-- begin STORED RECORDS --

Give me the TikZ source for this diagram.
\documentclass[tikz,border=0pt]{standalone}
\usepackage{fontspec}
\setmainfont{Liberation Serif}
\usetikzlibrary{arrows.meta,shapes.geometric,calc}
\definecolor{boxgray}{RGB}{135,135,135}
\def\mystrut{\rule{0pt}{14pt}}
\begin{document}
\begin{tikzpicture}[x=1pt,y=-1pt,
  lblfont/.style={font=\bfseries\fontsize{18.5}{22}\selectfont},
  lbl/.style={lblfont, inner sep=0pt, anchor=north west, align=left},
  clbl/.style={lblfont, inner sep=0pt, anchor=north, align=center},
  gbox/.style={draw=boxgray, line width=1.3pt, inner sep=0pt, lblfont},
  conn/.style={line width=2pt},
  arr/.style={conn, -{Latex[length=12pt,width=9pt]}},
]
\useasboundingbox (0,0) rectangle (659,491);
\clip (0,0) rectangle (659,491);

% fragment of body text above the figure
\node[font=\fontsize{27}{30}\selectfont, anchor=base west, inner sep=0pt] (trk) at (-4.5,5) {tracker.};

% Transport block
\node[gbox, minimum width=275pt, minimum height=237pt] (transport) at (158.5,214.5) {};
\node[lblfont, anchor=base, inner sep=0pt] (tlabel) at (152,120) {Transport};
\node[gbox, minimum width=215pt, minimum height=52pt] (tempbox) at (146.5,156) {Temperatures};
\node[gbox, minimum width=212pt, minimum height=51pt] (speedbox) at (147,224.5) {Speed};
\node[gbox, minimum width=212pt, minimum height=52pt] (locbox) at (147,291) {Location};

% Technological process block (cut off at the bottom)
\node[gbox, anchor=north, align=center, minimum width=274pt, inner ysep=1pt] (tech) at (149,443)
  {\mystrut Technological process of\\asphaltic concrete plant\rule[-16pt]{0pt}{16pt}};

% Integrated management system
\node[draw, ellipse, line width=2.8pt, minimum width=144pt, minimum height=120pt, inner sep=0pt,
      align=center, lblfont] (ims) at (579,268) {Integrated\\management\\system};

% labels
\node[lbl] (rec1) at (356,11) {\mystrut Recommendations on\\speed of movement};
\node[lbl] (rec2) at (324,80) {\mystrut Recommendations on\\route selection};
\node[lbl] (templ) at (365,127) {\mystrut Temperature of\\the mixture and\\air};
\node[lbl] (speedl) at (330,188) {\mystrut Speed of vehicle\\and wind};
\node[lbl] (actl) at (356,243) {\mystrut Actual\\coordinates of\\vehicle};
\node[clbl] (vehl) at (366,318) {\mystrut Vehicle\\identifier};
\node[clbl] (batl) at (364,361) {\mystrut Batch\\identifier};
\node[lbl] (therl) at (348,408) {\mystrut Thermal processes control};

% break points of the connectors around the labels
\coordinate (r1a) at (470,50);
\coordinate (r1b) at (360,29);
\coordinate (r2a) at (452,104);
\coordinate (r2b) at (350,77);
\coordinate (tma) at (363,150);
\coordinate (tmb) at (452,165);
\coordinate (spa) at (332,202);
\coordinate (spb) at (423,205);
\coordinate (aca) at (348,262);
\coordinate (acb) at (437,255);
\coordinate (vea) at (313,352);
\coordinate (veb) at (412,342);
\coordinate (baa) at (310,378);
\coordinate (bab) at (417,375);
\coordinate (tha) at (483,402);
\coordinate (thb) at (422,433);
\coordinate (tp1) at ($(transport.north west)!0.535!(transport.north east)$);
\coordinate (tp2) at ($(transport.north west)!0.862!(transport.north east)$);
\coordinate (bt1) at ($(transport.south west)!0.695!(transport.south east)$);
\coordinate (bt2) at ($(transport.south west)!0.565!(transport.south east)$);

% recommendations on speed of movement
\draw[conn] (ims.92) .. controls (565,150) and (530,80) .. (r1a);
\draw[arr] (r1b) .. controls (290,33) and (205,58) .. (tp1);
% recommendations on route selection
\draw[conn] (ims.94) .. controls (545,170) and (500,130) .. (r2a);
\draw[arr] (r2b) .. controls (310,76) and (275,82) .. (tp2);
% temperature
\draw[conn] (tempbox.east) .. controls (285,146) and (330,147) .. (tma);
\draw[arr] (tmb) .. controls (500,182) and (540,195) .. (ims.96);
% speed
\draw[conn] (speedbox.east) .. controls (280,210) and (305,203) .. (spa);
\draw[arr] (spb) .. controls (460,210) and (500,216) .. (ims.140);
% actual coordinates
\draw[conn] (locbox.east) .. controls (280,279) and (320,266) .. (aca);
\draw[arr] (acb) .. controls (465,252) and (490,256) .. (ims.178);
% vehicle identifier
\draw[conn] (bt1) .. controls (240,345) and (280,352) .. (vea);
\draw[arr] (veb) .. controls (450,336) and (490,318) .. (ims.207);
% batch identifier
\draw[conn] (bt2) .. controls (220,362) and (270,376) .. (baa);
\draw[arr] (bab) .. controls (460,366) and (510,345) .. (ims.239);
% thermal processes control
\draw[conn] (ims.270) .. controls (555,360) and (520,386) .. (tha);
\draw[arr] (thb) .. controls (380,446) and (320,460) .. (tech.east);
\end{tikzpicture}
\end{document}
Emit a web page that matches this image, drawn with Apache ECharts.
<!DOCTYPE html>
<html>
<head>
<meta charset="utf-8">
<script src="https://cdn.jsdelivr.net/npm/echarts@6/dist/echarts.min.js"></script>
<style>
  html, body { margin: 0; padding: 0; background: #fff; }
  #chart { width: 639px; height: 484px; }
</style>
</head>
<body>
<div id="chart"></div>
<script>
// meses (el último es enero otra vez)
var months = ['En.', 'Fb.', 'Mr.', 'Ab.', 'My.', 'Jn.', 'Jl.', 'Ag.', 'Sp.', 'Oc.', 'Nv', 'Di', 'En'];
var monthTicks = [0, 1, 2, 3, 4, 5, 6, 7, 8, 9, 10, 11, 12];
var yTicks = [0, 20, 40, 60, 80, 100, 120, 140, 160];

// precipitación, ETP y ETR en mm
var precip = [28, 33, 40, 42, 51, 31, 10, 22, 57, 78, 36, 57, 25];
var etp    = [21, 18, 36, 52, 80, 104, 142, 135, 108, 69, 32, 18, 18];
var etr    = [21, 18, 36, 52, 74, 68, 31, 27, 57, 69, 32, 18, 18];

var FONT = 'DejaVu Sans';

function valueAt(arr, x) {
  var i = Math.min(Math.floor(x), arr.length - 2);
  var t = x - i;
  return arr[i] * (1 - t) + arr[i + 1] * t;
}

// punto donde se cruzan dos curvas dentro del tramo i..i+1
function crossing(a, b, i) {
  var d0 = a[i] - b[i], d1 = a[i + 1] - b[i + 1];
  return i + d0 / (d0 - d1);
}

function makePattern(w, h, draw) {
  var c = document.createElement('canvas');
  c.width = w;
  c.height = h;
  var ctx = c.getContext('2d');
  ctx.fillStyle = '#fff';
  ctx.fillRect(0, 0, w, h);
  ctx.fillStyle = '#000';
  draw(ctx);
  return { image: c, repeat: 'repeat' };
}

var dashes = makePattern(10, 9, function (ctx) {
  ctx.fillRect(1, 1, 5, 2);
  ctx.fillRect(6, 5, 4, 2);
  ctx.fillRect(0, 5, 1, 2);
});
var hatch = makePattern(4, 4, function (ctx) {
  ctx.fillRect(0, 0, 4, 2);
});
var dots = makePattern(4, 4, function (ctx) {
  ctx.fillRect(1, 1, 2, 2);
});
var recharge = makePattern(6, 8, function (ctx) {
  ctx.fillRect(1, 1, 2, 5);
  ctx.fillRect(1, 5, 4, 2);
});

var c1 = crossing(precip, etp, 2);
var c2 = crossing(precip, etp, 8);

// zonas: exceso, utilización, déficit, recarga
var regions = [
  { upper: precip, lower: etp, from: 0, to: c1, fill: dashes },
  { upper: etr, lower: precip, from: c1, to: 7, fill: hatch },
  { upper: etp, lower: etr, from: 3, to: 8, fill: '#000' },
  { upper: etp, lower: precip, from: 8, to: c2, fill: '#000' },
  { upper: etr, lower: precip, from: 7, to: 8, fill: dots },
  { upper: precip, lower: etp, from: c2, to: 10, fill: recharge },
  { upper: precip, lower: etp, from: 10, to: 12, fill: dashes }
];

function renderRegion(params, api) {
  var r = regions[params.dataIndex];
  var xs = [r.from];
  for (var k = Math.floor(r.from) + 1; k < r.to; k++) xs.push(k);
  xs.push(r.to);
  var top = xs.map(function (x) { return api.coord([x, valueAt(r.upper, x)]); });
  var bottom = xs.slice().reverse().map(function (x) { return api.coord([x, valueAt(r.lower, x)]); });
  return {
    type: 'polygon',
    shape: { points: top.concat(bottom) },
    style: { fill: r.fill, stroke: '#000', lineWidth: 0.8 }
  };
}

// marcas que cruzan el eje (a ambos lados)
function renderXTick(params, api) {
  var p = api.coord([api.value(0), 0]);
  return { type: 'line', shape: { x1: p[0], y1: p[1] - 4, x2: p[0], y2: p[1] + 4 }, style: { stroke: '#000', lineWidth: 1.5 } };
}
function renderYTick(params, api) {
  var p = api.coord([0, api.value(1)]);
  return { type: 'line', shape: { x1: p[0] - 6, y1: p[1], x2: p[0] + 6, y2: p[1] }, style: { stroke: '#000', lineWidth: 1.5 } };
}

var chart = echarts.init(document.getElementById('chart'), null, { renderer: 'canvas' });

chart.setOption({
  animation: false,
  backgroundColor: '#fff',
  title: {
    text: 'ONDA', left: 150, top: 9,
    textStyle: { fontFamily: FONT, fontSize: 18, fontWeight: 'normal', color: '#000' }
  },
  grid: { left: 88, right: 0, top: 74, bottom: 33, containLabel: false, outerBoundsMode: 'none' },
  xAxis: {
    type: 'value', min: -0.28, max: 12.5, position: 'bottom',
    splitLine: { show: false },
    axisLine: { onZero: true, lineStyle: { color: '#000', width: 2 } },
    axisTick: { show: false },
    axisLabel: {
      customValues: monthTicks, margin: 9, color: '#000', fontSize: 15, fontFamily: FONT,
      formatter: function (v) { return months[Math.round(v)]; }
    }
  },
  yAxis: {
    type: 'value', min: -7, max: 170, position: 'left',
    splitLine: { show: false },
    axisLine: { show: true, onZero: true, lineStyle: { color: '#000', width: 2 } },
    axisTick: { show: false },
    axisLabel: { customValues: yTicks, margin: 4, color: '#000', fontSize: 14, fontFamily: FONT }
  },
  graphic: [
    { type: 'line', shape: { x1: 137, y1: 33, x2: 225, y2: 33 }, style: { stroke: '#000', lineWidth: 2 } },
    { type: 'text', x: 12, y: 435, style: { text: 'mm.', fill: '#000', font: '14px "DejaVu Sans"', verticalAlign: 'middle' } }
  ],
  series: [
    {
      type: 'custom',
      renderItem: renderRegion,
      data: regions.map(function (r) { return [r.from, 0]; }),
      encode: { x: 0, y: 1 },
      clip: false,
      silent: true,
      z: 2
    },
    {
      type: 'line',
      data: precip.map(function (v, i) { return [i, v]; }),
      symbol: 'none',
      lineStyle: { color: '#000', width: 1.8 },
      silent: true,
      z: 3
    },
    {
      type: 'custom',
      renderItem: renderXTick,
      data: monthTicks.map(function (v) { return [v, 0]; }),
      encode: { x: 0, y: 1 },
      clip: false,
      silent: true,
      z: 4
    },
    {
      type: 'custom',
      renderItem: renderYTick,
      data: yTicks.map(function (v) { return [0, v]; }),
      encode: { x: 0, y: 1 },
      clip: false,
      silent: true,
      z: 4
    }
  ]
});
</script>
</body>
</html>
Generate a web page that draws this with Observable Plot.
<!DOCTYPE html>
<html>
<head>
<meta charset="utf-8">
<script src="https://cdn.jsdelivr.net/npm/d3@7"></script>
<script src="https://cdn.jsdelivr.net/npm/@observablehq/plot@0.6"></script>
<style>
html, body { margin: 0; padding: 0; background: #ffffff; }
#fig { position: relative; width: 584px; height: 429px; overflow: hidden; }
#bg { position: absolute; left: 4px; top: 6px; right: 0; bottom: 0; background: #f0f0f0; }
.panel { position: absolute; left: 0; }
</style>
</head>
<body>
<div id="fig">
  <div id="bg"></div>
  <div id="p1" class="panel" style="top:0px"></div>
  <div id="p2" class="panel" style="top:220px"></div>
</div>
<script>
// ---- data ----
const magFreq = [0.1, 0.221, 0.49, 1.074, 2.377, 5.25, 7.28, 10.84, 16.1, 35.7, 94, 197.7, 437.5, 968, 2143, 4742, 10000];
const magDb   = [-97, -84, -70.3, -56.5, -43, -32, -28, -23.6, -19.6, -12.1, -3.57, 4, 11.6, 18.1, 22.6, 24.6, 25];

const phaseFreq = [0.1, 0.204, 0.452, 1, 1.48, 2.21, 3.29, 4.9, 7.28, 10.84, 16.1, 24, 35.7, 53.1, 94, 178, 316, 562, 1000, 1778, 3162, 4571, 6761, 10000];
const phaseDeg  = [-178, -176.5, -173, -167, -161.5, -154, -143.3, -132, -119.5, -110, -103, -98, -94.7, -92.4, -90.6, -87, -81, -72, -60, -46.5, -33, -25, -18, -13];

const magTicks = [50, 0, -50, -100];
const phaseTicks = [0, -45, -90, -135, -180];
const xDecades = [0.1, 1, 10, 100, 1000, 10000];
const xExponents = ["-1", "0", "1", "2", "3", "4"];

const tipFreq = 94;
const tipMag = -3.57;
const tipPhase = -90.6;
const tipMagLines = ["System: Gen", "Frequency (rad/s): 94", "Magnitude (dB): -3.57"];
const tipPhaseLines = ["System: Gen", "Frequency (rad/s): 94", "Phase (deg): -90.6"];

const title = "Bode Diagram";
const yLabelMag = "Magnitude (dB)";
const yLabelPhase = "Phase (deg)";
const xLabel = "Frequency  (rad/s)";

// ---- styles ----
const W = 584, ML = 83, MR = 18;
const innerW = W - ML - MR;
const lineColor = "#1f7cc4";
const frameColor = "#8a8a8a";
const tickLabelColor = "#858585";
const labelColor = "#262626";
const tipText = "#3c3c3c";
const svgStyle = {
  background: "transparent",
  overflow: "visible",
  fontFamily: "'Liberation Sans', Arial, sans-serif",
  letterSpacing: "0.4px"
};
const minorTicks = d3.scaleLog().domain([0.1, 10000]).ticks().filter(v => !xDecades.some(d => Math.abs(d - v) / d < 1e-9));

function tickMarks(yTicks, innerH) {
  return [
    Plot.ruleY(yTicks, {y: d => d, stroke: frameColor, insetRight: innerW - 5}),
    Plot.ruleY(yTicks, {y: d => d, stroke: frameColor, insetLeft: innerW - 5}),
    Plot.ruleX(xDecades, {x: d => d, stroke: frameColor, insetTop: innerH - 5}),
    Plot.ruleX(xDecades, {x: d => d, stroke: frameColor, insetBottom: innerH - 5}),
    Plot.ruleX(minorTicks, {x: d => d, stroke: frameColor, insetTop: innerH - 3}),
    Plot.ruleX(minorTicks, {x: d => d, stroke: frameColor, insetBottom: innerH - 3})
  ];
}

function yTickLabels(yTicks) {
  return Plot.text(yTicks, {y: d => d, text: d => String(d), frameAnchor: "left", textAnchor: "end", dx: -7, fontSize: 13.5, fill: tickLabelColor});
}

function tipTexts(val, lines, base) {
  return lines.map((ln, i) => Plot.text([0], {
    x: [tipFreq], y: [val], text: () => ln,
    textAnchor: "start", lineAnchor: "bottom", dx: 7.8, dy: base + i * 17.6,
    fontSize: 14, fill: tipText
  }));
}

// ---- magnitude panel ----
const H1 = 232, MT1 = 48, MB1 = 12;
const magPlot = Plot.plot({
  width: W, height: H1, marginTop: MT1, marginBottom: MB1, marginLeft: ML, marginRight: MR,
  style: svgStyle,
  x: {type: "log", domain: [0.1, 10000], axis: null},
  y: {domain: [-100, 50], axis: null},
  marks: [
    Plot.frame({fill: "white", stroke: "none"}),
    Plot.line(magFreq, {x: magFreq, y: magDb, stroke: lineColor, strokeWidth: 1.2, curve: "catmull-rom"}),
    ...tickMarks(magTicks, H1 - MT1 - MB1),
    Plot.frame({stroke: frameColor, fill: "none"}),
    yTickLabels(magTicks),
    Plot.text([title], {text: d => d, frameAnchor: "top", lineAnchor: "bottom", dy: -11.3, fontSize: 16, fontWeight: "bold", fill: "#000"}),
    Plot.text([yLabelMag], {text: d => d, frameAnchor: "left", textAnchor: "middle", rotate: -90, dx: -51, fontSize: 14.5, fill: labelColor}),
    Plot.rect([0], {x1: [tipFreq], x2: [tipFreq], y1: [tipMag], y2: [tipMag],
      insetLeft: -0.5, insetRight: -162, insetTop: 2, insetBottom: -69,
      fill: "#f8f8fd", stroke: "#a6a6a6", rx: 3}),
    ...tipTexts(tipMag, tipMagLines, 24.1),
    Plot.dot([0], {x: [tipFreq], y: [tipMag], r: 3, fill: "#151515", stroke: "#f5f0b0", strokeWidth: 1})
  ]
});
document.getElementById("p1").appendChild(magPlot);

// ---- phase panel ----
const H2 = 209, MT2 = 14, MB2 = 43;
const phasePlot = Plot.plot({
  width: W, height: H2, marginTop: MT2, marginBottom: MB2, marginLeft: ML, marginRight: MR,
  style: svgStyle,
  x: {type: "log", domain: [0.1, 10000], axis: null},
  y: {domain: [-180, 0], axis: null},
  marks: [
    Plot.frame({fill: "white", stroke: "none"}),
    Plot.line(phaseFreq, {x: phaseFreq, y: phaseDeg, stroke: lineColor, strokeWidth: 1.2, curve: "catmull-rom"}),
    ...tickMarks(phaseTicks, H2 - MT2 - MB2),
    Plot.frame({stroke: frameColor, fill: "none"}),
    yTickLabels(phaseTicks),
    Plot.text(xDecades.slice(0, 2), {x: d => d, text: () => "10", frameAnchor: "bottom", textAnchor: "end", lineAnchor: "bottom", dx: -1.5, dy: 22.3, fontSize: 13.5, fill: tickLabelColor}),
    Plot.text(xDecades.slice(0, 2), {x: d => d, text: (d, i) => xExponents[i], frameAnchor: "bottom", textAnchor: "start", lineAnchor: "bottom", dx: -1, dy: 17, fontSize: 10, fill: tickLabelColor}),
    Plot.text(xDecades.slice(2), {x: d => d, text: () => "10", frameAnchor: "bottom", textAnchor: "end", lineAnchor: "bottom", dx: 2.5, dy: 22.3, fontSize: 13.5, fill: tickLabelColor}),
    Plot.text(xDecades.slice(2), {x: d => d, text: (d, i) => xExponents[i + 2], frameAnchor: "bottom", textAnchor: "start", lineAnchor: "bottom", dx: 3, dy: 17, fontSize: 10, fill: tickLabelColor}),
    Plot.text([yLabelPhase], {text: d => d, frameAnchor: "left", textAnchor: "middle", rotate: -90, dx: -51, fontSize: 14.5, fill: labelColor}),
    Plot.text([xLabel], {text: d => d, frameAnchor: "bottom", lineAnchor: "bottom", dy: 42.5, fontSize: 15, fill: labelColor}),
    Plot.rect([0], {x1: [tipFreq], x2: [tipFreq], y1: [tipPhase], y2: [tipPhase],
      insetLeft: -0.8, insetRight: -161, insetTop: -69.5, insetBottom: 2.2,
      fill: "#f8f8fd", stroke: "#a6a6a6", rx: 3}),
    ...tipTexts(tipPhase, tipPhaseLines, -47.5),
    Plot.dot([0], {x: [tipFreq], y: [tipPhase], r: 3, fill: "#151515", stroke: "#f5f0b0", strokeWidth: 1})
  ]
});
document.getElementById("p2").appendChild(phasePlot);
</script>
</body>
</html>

-- end STORED RECORDS --

*WHAT IS ASKED*.
Between the line containing "Emit a web page" and the line containing "120, 140, 160];" lies the part to return. Return it exactly, counting both of those lines.

*WORKED SOLUTION*.
Emit a web page that matches this image, drawn with Apache ECharts.
<!DOCTYPE html>
<html>
<head>
<meta charset="utf-8">
<script src="https://cdn.jsdelivr.net/npm/echarts@6/dist/echarts.min.js"></script>
<style>
  html, body { margin: 0; padding: 0; background: #fff; }
  #chart { width: 639px; height: 484px; }
</style>
</head>
<body>
<div id="chart"></div>
<script>
// meses (el último es enero otra vez)
var months = ['En.', 'Fb.', 'Mr.', 'Ab.', 'My.', 'Jn.', 'Jl.', 'Ag.', 'Sp.', 'Oc.', 'Nv', 'Di', 'En'];
var monthTicks = [0, 1, 2, 3, 4, 5, 6, 7, 8, 9, 10, 11, 12];
var yTicks = [0, 20, 40, 60, 80, 100, 120, 140, 160];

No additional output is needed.